No perdonaré a los titulares de prensa de aquí y de allá el haber tenido que escuchar y leer más veces de lo recomendable el discurso de J.D. Vance en Munich en busca de las causas de la afrenta y de la justificación de los exclamativos "escalofriante", "chocante", "Europa conmocionada" que arrancó la alocución. Ciertamente, el vicepresidente norteamericano rompió esos convencionalismos que facultan para hablar de todo sin decir nada y peroró desde su propia posición ideológica de conservador, cristiano y un tanto libertario, en vez de reafirmar los sobreentendidos habituales, lo cual ya pudo resultar chocante. Más aún cuando advirtió de los riesgos para la democracia que entrañan actitudes generalizadas en países europeos, como las que ponen cortapisas a la libertad de expresión y tienden cordones sanitarios. Pero si las élites europeas y muchos europeos se sienten agraviados y ofendidos por tales palabras, entonces no harán más que darle la razón a Vance. Porque muestran que han perdido la capacidad de soportar puntos de vista diferentes o contrapuestos a los que han instalado como únicos posibles.
Sería comprensible que los dirigentes europeos se escandalizaran frente a un discurso contrario a la democracia liberal, aunque no suelen echarse las manos a la cabeza cuando hablan con quienes mandan en dictaduras y regímenes autoritarios importantes. Pero Vance no cuestiona la democracia liberal. Sólo interpreta sus valores y su ámbito de manera distinta a buena parte de las élites europeas, piensa que su visión de la democracia es mejor y más fiel y cree que en Europa se ha tomado un camino que, en nombre de proteger la democracia, puede acabar en su destrucción. Todo esto es discutible y en algún punto, equivocado, pero está lejos de ser un horror.
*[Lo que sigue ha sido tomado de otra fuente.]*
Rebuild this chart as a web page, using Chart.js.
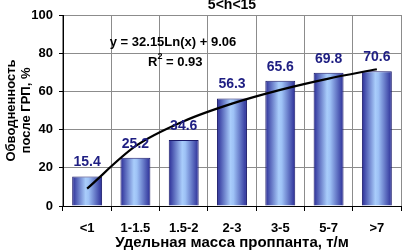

La conmoción europea, real o supuesta, no está justificada y revela la inseguridad del que ha estado sobreprotegido y recibe, de pronto, el bofetón de la intemperie. Es verdad que no gusta que "vengan de fuera a darnos lecciones". Pero Vance sabía cuál era su público en Munich: un público hostil hacia lo que representa. El vicepresidente no ignora que las élites europeas han levantado de facto, en torno a él y Trump, uno de sus socorridos e inútiles cordones sanitarios.
La democracia liberal norteamericana ha tenido siempre sus períodos de corrección populista. Al contrario que en los países europeos, donde hubo Estado antes que democracia, allí la democracia precedió a la construcción de un Estado y esto se nota en una querencia cíclica por "la voz del pueblo", una voz que en Europa tiende a filtrarse más. Son dos espíritus democráticos distintos, cada uno con sus inconvenientes, y Vance, lógicamente, mantuvo lo suyo. No estuvo ahí su mayor falta, sino en otro renglón. Porque apenas reconoció algo que debía haber admitido plenamente, y es que Europa no ha sido más que la discípula aventajada de Estados Unidos en la censura de la libre expresión y en todo lo que se agrupa bajo el término "woke". La discípula ha terminado por superar al maestro e inventor, y ahora que los pioneros empiezan a echar abajo las políticas de identidad, Europa se queda atrás y sola en su escuela avanzada de corrección política. Ya puestos, Vance tenía que haber pedido perdón por toda la bazofia intelectual y política que ha producido y exportado su país. Con gran éxito, lo cual no sólo es culpa suya, claro. Y cuando hizo la crítica por cancelar las elecciones, le faltó tener en cuenta que su jefe intentó algo parecido: no aceptó el resultado de 2020 y alentó aquel estrambótico asalto al Congreso. Si Europa no se comportara como una damisela ofendida, podía haber respondido con elegancia. Pero está avinagrada y bloqueada. Demasiado cordón sanitario.